Schön ist am Entwurf der GRÜNEN: Er ist kurz und verständlich. Es ist in der heutigen Gesetzesflut wohltuend, dass man auch wieder kurze Sätze machen kann. Aber trotzdem sind hier Ergänzungen notwendig, damit ein reibungsloser Ablauf von Versammlungen möglich ist und damit hier Behörden unterstützend für die Versammlung tätig werden können; denn auch die Behörden müssen im Grunde dieses Grundrecht auf Versammlungsfreiheit vor Missbrauch schützen. Das muss in einem Gesetz auch zum Ausdruck kommen.

Wir haben zwei Ansätze vorliegen, doch was der eine zu weit springt, springt der andere nach unserer Meinung zu kurz. Beim einen schimmert ein leichtes Misstrauen gegen die Staatsgewalt durch. Beim anderen schimmert dagegen ein leichtes Misstrauen gegen diejenigen durch, die sich versammeln wollen. Die Wahrheit würde irgendwo in der Mitte liegen, und dafür müssen wir dann im Ausschuss kämpfen.

(Beifall bei den Freien Wählern)

Herr Kollege, vielen Dank. Ich erteile noch mal Frau Kollegin Stahl das Wort.

Liebes Präsidium, vielen Dank. Wir fordern bei diesem Gesetzentwurf von uns sehr viel und muten auch sehr viel zu, weil es sich um einen kompletten Paradigmenwechsel handelt.

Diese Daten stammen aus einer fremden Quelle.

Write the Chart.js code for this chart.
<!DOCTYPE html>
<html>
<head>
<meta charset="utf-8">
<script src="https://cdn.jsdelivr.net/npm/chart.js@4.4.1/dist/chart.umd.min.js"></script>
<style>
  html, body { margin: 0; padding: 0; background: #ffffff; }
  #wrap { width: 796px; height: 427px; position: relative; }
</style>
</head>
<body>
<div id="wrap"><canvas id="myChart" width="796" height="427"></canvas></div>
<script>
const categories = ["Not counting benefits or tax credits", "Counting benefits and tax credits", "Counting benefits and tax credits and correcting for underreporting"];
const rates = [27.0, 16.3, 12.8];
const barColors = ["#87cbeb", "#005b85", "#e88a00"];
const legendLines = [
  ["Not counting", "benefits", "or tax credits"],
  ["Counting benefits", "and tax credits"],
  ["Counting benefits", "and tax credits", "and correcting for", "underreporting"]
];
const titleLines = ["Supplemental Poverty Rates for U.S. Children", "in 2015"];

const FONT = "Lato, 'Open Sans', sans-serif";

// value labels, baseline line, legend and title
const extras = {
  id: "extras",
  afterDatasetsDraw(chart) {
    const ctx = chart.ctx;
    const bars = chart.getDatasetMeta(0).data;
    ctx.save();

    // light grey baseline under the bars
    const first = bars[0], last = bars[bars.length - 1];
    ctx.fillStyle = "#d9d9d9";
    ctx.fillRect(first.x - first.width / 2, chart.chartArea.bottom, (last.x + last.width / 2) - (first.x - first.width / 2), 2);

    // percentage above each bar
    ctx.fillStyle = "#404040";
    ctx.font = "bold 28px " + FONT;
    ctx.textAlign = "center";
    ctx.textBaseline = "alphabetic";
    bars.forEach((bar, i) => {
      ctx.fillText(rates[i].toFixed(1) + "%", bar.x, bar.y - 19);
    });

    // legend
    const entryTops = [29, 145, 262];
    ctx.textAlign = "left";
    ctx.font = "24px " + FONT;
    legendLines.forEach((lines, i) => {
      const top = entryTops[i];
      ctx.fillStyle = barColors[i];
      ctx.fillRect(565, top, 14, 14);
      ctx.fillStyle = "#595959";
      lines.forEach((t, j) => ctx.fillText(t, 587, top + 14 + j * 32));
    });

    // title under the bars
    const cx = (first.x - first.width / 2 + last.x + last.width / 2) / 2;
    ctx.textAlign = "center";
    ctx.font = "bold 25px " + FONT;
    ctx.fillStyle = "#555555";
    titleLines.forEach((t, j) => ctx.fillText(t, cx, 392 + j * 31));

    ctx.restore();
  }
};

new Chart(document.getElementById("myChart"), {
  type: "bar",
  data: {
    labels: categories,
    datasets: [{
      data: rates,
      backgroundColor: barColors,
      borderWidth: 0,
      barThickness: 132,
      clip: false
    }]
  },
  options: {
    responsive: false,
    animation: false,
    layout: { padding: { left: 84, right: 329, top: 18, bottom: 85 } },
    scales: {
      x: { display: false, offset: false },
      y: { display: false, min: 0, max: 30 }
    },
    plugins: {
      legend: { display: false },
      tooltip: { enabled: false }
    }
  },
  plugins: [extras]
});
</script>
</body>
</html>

Herr Kollege Weiß, Sie müssen sich einmal von den bisherigen Vorschriften, die es auf Bundesebene gab, lösen und tatsächlich versuchen, ein eigenständiges Landesgesetz auf den Weg zu bringen.

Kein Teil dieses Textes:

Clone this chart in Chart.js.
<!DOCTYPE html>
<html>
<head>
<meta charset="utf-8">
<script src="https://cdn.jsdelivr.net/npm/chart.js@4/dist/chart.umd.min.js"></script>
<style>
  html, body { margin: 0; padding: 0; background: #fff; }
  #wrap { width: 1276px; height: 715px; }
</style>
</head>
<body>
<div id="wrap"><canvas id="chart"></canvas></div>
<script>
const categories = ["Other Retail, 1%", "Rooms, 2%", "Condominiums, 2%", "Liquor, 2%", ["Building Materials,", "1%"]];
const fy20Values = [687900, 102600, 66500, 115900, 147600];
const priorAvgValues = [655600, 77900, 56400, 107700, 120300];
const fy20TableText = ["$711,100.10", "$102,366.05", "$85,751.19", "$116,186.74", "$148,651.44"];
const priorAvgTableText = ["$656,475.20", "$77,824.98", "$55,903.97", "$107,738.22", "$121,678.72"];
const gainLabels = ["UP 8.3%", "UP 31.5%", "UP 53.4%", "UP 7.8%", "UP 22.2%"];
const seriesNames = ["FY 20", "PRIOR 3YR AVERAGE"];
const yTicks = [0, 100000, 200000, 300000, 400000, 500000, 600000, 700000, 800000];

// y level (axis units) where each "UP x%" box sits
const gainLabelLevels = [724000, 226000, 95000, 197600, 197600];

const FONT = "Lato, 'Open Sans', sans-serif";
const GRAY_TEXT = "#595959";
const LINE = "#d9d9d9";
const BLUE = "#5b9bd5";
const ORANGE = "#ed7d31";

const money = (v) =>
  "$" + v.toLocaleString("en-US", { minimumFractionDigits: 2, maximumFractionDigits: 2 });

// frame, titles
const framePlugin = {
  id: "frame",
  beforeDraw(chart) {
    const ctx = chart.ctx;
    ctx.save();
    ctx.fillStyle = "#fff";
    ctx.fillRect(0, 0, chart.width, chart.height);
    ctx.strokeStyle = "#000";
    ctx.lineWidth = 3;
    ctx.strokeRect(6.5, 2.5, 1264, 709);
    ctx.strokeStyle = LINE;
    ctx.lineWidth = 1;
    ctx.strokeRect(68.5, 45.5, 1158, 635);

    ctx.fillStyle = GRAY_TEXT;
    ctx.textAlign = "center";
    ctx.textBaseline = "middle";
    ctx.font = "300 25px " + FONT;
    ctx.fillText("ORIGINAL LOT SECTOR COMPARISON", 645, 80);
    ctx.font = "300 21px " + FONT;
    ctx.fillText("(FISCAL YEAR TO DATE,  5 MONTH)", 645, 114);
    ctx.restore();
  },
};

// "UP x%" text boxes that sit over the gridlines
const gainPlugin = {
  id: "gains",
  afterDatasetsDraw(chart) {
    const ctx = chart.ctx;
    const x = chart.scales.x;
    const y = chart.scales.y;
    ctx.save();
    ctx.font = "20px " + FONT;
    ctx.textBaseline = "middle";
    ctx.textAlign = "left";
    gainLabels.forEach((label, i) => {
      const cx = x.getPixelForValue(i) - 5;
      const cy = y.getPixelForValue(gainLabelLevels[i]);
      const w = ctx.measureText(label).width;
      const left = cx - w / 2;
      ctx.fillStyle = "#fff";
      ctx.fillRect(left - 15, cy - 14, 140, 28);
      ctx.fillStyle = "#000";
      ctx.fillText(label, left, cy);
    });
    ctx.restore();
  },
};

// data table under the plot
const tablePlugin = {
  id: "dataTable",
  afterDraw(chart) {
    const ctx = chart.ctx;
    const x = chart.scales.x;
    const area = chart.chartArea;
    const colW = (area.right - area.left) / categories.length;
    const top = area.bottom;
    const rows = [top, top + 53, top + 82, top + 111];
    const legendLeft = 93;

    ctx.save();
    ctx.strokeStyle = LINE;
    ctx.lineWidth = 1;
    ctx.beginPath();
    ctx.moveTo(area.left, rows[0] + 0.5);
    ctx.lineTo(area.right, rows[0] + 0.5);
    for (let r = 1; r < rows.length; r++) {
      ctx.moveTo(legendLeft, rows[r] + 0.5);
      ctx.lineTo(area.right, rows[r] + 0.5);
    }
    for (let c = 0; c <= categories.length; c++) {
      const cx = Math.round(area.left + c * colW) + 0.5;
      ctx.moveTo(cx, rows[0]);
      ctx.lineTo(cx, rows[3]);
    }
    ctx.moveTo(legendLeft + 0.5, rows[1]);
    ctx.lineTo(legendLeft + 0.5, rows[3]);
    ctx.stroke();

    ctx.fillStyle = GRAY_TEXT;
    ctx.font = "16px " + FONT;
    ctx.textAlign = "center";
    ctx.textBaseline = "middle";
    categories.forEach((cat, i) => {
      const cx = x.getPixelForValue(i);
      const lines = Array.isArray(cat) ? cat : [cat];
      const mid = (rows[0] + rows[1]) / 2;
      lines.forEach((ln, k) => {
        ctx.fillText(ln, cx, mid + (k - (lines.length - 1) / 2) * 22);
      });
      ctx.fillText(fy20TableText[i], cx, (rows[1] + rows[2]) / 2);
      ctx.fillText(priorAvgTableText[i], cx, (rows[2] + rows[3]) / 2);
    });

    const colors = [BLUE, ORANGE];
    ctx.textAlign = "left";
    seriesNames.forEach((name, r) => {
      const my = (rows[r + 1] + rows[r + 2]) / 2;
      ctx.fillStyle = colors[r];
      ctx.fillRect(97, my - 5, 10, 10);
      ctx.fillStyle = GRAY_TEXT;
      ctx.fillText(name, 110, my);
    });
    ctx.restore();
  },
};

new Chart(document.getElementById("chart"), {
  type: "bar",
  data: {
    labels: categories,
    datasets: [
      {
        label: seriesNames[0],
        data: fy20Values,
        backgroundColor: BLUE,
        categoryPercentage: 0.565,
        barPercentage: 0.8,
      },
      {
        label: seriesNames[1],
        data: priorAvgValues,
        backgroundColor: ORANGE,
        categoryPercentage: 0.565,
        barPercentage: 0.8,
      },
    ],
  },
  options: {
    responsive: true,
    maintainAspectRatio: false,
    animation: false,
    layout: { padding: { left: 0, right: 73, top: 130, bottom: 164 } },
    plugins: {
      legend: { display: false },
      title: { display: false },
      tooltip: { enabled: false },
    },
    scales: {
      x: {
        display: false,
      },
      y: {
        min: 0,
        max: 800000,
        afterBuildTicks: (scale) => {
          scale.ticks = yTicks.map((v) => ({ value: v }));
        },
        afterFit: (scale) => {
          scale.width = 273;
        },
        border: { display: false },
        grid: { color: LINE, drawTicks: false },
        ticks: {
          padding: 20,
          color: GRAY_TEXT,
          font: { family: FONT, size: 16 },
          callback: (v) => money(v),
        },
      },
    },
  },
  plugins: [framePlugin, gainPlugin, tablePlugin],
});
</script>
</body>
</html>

Alles das, was Sie mit dem jetzigen Gesetz glauben verhindern zu können oder zu wollen - auch mit den Änderungen -, wird Ihnen nicht gelingen. Beispiel: Es wurden zu Recht die schlimmen Straftaten und Ausschreitungen in Berlin genannt, die mit Versammlungen nichts mehr zu tun haben. Das sind Revolten und Straftaten, wobei diejenigen, die sie begehen, zur Rechenschaft gezogen werden müssen.